Christie's Sees Art Market Recovery in 2009, Guarantees to Come Back
In 2009, Christie's states, sales fell to 2.1 billion pounds, a decline of 24%. For the contemporary category, which was hit worst by the art market slump, sales dropped 59% to 244.3 million pounds -- in 2007, it only took a handful of pieces to get up to this amount.
According to Edward Dolman, chief executive of Christie's, "These figures were much better than we expected." He observed to Bloomberg News, "The art market is vulnerable and we thought we'd be down 50 percent, as we were in the last recession in 1991." Christie's, along with the other major house, Sotheby's, were able to compensate for weakness in contemporary art with sales of Old Masters, wine and jewelry. Also, performance in Asia contributed to the salvaging of 2009, where average selling rates by lot gained 5% to 80% in 2009.
The Old Masters group gained 1% last year, one of only four categories to show an up-tick in 2009. The best performer, however, was the 20th Century Decorative Arts category, which posted a 149% increase, helped along by the 21.9 million euros paid for an Eileen Gray chair at the record-setting Yves Saint Laurent sale.
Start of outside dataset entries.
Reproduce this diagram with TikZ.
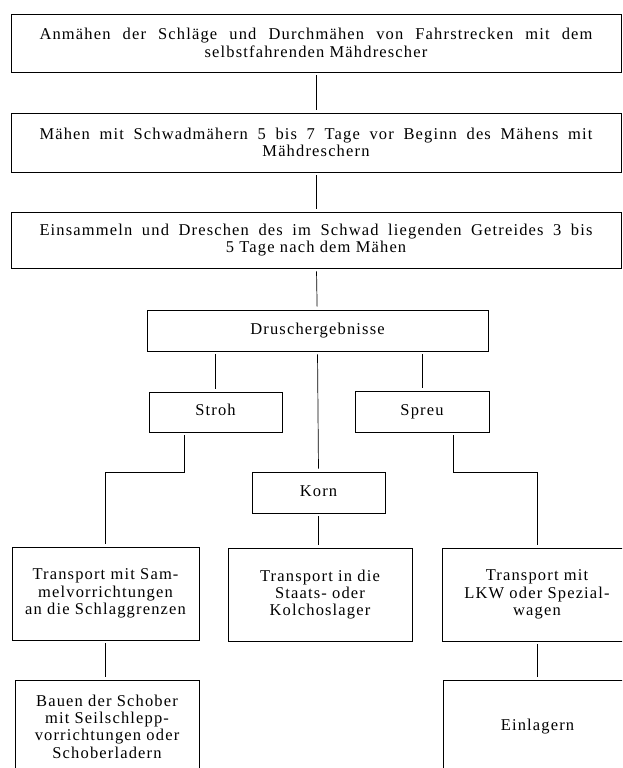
\documentclass[tikz,border=0pt]{standalone}
\usepackage{fontspec}
\setmainfont{Liberation Serif}[LetterSpace=7]
\usepackage{tikz}

\newcommand{\vollzeile}[1]{\makebox[553pt][s]{#1}}

\begin{document}
\begin{tikzpicture}[x=1pt, y=-1pt,
  kasten/.style={draw=black, line width=0.7pt, rectangle, inner sep=0pt, align=center,
    font=\fontsize{16.5}{17.3}\selectfont},
  einzeilig/.style={kasten, text height=11.5pt, text depth=4pt},
  verbindung/.style={black, line width=0.7pt, shorten <=3pt, shorten >=3pt}]
\useasboundingbox (0,0) rectangle (622,768);
\clip (0,0) rectangle (622,768);
\node[kasten, minimum width=610, minimum height=58] (anmaehen) at (316,43)
  {\vollzeile{Anmähen der Schläge und Durchmähen von Fahrstrecken mit dem}\\selbstfahrenden Mähdrescher};
\node[kasten, minimum width=610, minimum height=59] (schwad) at (316,142.5)
  {\vollzeile{Mähen mit Schwadmähern 5 bis 7 Tage vor Beginn des Mähens mit}\\Mähdreschern};
\node[kasten, minimum width=610, minimum height=56] (dreschen) at (316,240)
  {\vollzeile{Einsammeln und Dreschen des im Schwad liegenden Getreides 3 bis}\\5 Tage nach dem Mähen};
\node[einzeilig, minimum width=341, minimum height=41] (ergebnis) at (317.5,330.5) {Druschergebnisse};
\node[einzeilig, minimum width=133, minimum height=40] (stroh) at (215.5,412) {Stroh};
\node[einzeilig, minimum width=134, minimum height=41] (spreu) at (422,411.5) {Spreu};
\node[einzeilig, minimum width=133, minimum height=41] (korn) at (318.5,492.5) {Korn};
\node[kasten, minimum width=187, minimum height=93] (sammel) at (105.5,593.5)
  {Transport mit Sam-\\melvorrichtungen\\an die Schlaggrenzen};
\node[kasten, minimum width=184, minimum height=93] (lager) at (320,594.5)
  {Transport in die\\Staats- oder\\Kolchoslager};
\node[kasten, minimum width=190, minimum height=93] (lkw) at (537,594.5)
  {Transport mit\\LKW oder Spezial-\\wagen};
\node[kasten, minimum width=184, minimum height=93] (schober) at (107,726.5)
  {Bauen der Schober\\mit Seilschlepp-\\vorrichtungen oder\\Schoberladern};
\node[einzeilig, minimum width=189, minimum height=93] (einlagern) at (537.5,726.5) {Einlagern};
% Knicke
\coordinate (strohknick) at (184,472);
\coordinate (spreuknick) at (453,472);
\draw[verbindung] (anmaehen) -- (schwad);
\draw[verbindung] (schwad) -- (dreschen);
\draw[verbindung] (dreschen) -- (ergebnis);
\draw[verbindung] (stroh.north |- ergebnis.south) -- (stroh.north);
\draw[verbindung] (ergebnis.south) -- (korn.north);
\draw[verbindung] (spreu.north |- ergebnis.south) -- (spreu.north);
\draw[verbindung] (stroh.south -| strohknick) -- (strohknick) -| (sammel.north);
\draw[verbindung] (spreu.south -| spreuknick) -- (spreuknick) -| (lkw.north);
\draw[verbindung] (korn.south) -- (korn.south |- lager.north);
\draw[verbindung] (sammel.south) -- (sammel.south |- schober.north);
\draw[verbindung] (lkw.south) -- (lkw.south |- einlagern.north);
\end{tikzpicture}
\end{document}
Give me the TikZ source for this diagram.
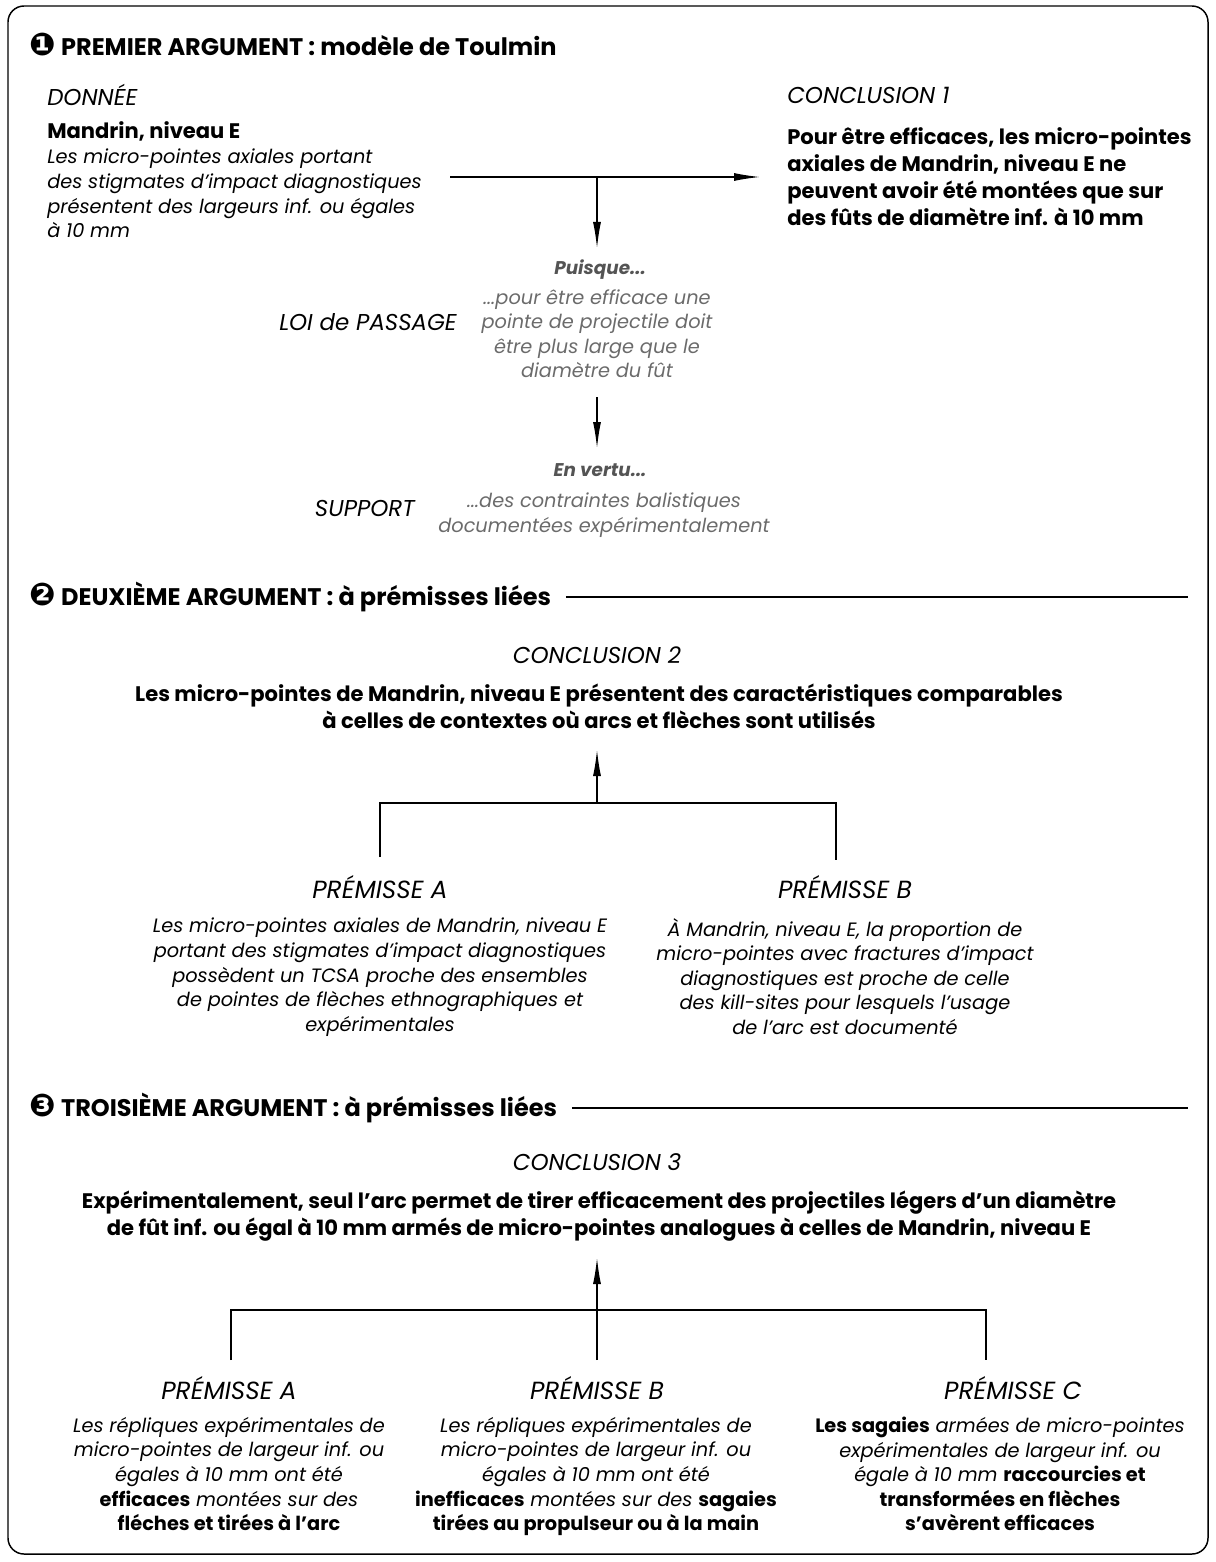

Six of the top 10 pieces sold by Christie's last year came from the Yves Saint Laurent sale. The #1 spot was occupied by a drawing, "Head of a Muse," by Raphael, which sold for 29.2 pounds in December.
The anticipated improvements in the market, according to Dolman, are likely to bring back guaranteed minimum pricing, a practice that caused some difficult situations for auction houses toward the end of 2008, at the height of the financial crisis. "You will see guarantees coming back," he says, "But it won't be like the height of the market in 2007. We'll be looking to share the risk much more. The contemporary market will recover."